Historians tend to get nervous around forecasting questions. If the past does offer any hints for a possible resolution to the border issue, it would be in emphasizing the obvious point that any resolution would requires both sides to see it in their best interest. The British attempted to define a border unilaterally and failed. After Indian independence in 1947 and before the war between India and China in 1962, there were moments when it appeared that China was receptive to addressing the issue of the missing border. But since 1962, India has generally been the more receptive party — China much less so.

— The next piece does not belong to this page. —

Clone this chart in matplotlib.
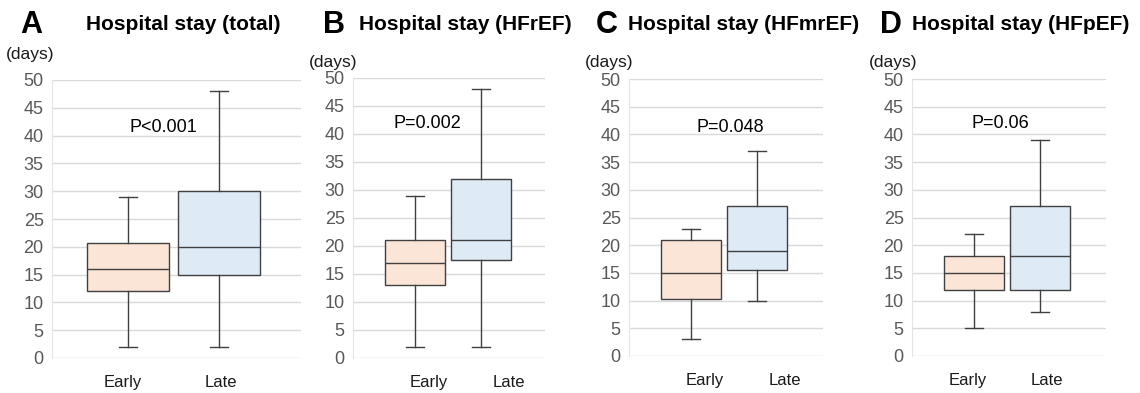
import matplotlib
matplotlib.use("Agg")
import matplotlib.pyplot as plt

plt.rcParams['font.family'] = ['Liberation Sans', 'DejaVu Sans']

# hospital stay (days) per group: whisker low, Q1, median, Q3, whisker high
groups = ["Early", "Late"]
letters = ["A", "B", "C", "D"]
titles = ["Hospital stay (total)", "Hospital stay (HFrEF)",
          "Hospital stay (HFmrEF)", "Hospital stay (HFpEF)"]

early_low = [2, 2, 3, 5]
early_q1 = [12, 13, 10.3, 12]
early_med = [16, 17, 15, 15]
early_q3 = [20.7, 21, 21, 18]
early_high = [29, 29, 23, 22]

late_low = [2, 2, 10, 8]
late_q1 = [15, 17.5, 15.5, 12]
late_med = [20, 21, 19, 18]
late_q3 = [30, 32, 27, 27]
late_high = [48, 48, 37, 39]

p_text = ["P<0.001", "P=0.002", "P=0.048", "P=0.06"]
p_xpos = [1.39, 1.2, 1.6, 1.4]
p_ypos = [41.5, 41.8, 41.2, 42]

W, H = 1140, 393
# axes boxes in pixels: left, right, y of 0, y of 50
frames = [(52, 301, 358, 80), (353, 545, 358, 78),
          (629, 823, 356, 79), (912, 1106, 356, 79)]
xlims = [(0.165, 2.9), (0.075, 2.96), (0.06, 3.0), (0.06, 3.0)]
# category labels sit a little off the box centres
label_pos = [(0.945, 2.02), (1.218, 2.41), (1.21, 2.42), (0.91, 2.105)]
letter_x = [20, 323, 596, 880]
title_x = [86, 359, 628, 912]
days_x = [6, 309, 585, 869]
days_y = [55, 62, 62, 62]

fill_colors = ["#fbe5d6", "#deebf7"]
edge = "#404040"

fig = plt.figure(figsize=(W / 100, H / 100), dpi=100)

for i in range(4):
    left, right, y0, y50 = frames[i]
    # y axis spans 0..50 between y0 and y50 pixels
    ax = fig.add_axes([left / W, 1 - y0 / H, (right - left) / W, (y0 - y50) / H])
    stats = [
        dict(whislo=early_low[i], q1=early_q1[i], med=early_med[i],
             q3=early_q3[i], whishi=early_high[i], fliers=[]),
        dict(whislo=late_low[i], q1=late_q1[i], med=late_med[i],
             q3=late_q3[i], whishi=late_high[i], fliers=[]),
    ]
    px_per_unit = (right - left) / (xlims[i][1] - xlims[i][0])
    cw = 18 / px_per_unit
    bp = ax.bxp(stats, positions=[1, 2], widths=0.9, capwidths=[cw, cw],
                patch_artist=True, showfliers=False,
                boxprops=dict(edgecolor=edge, linewidth=1.0),
                medianprops=dict(color=edge, linewidth=1.0),
                whiskerprops=dict(color=edge, linewidth=1.0),
                capprops=dict(color=edge, linewidth=1.0))
    for patch, c in zip(bp['boxes'], fill_colors):
        patch.set_facecolor(c)
        patch.set_zorder(3)
    for k in ('medians', 'whiskers', 'caps'):
        for ln in bp[k]:
            ln.set_zorder(4)

    ax.set_xlim(*xlims[i])
    ax.set_ylim(0, 50)
    ax.set_yticks(range(0, 51, 5))
    ax.set_xticks(label_pos[i])
    ax.set_xticklabels(groups, fontsize=12, color="#1a1a1a")
    ax.tick_params(axis='y', length=0, labelsize=13, labelcolor="#595959", pad=6)
    ax.tick_params(axis='x', length=0, pad=12)
    ax.grid(axis='y', color="#d9d9d9", linewidth=1.0, zorder=0)
    ax.set_axisbelow(True)
    for s in ('top', 'right', 'bottom'):
        ax.spines[s].set_visible(False)
    ax.spines['left'].set_color("#e4e4e4")
    ax.spines['left'].set_linewidth(0.8)

    ax.text(p_xpos[i], p_ypos[i], p_text[i], ha='center', va='center',
            fontsize=13, color="black")

    fig.text(letter_x[i] / W, 1 - 25 / H, letters[i], fontsize=22,
             fontweight='bold', va='center', ha='left')
    fig.text(title_x[i] / W, 1 - 24 / H, titles[i], fontsize=15,
             fontweight='bold', va='center', ha='left')
    fig.text(days_x[i] / W, 1 - days_y[i] / H, "(days)", fontsize=12.5,
             va='center', ha='left', color="#1a1a1a")

fig.savefig("out.png", dpi=100)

In practice, the Line of Actual Control functions less as a borderline and more like a colonial-era frontier, liable to shifts and confusion over who occupies what. If the history of the region shows just how deep the roots of the border problem run, it doesn’t yield an easy solution. But just because the topography of the Aksai Chin doesn’t afford a neat natural line to use as a border, it doesn’t mean that both sides can’t come up with a borderline that can be respected. After all, the logic to much of the U.S.-Canada border is an artificial line of latitude.
But that verges into the realm of diplomatic solutions. For both sides to agree to demarcate the border, India and China would need to see it in their interest to do so. At present China has found an easy way to get India’s attention — and to distract it, frankly, from other geographies (i.e. the Indian Ocean). It is not clear why China would, at present, deviate from this arrangement.
The border issue is further complicated by the territorial claims that underpin it, but these claims could hypothetically offer a solution. Both sides claim territories occupied by the other (India claims Chinese-administered Aksai Chin, China claims Indian-administered Arunachal Pradesh). If the definition of a compromise is an arrangement in which neither side is fully happy with the outcome, affirming the territorial status quo with respect to these territorial claims seems like the perfect compromise. But convincing the citizens of India and China to back such a deal is another matter.